Now I know Maeve Binchy is not seen as a serious author, but she actually writes quite well, tells a rattling good story, with some unforgetable characters, and does so with wit, humour and great compassion, so I bought Whitethorn Woods and Quentins for 50p each, knowing I can curl up with tales that will end on a 'feel good' note and don't require analysis or deep thought.

However, Yann Martel's Life of Pi may well call for thought and concentration. I have picked up this Booker prize-winning novel on many occasions but, to be perefectly honest, I was not attracted by the tale of a shipwrecked boy and a collection of zoo animals afloat on the ocean in a lifeboat. I have no idea what to expcet from this highly acclaimed book, but will read it to see what all the fuss was about, and because I think I should.

Meanwhile I have high expectations of Vikram Seth's Two Lives. His An Equal Music is one of the most beautifully lyrical novels I have ever read, and if Two Lives is only half as good it will be very good indeed. Like The Far Pavilions it tells of 'a love affair across a racial divide' (so says the blurb on the back) but this is the true story of Vikram Seth's great-uncle Shanti, who left India in the 1930s to study in Berlin, where he fell in love with Jewish Henny.

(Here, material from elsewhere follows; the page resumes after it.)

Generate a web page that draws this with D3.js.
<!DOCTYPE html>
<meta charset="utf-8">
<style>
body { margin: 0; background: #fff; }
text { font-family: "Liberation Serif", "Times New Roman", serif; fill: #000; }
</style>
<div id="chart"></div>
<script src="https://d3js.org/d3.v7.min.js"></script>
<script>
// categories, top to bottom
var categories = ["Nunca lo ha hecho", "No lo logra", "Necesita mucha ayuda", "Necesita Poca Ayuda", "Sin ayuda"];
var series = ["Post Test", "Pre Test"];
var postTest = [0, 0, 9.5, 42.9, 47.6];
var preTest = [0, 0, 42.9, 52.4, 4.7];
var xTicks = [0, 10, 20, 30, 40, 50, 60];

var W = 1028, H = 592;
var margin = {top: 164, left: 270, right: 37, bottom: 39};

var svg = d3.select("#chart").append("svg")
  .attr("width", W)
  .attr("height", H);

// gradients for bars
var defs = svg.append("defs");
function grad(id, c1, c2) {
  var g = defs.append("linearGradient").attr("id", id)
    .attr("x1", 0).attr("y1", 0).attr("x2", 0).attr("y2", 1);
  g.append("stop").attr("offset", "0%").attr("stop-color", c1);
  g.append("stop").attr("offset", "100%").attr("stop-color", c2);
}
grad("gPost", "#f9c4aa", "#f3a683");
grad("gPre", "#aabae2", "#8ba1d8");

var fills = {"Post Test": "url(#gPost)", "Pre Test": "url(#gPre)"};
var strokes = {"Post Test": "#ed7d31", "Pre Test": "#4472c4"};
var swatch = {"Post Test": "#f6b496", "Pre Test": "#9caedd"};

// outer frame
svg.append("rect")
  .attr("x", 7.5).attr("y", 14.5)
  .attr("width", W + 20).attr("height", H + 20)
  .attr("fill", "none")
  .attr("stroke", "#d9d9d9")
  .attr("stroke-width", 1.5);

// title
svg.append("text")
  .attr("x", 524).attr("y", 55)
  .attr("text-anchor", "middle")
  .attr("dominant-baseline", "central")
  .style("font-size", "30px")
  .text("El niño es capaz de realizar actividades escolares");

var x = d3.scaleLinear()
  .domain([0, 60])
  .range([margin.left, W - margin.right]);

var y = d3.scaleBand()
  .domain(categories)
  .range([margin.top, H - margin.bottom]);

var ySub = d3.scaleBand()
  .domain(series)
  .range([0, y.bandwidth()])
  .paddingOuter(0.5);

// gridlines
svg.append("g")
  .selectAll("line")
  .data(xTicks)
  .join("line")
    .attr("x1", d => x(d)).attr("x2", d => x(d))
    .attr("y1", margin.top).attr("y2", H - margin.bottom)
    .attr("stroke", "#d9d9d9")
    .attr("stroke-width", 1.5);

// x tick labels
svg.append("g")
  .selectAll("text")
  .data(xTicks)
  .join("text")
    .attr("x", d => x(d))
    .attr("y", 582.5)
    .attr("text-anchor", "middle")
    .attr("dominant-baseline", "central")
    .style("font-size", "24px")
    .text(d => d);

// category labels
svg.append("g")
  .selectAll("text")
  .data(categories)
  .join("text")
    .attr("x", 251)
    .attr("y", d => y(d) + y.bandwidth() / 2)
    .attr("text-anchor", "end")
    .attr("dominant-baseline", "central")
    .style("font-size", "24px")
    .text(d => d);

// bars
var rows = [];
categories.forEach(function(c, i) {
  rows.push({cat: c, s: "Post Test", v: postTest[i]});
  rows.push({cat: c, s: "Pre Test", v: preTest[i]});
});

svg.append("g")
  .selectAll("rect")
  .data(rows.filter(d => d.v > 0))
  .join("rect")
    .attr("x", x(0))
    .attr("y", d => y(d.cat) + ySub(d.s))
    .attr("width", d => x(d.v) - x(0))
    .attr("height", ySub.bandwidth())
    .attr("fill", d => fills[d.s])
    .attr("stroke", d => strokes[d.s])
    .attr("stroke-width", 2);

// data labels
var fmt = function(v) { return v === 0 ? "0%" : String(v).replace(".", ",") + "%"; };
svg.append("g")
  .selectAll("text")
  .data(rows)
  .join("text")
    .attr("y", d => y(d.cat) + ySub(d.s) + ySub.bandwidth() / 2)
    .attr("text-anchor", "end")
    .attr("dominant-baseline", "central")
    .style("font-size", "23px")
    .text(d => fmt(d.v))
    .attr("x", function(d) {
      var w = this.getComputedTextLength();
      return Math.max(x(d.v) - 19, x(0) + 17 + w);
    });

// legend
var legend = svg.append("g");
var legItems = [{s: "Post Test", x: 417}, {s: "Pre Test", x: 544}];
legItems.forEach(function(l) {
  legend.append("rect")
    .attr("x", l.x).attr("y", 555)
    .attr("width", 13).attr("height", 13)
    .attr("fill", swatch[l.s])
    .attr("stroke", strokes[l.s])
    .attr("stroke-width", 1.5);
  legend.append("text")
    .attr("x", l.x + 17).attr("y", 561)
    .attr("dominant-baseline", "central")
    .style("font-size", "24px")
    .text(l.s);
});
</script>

Finally, I selected up a copy of The Pub Quiz Book as a treat for The Man of the House, who sets and takes part in quizzes, so he can sit and acquire new knowledge while I read my novels - unless, of course, he wants to build me sime new book shelves!

*In case anyone thinks this blog has a somewhat unfinished look, you are quite right, it does -because it is a work in progress! I started creating it a while ago, to run alongide my other blog (, which is a kind of mish-mash of my thoughts on life, the universe and everything. I am now trying them both back to life after a gap of several months.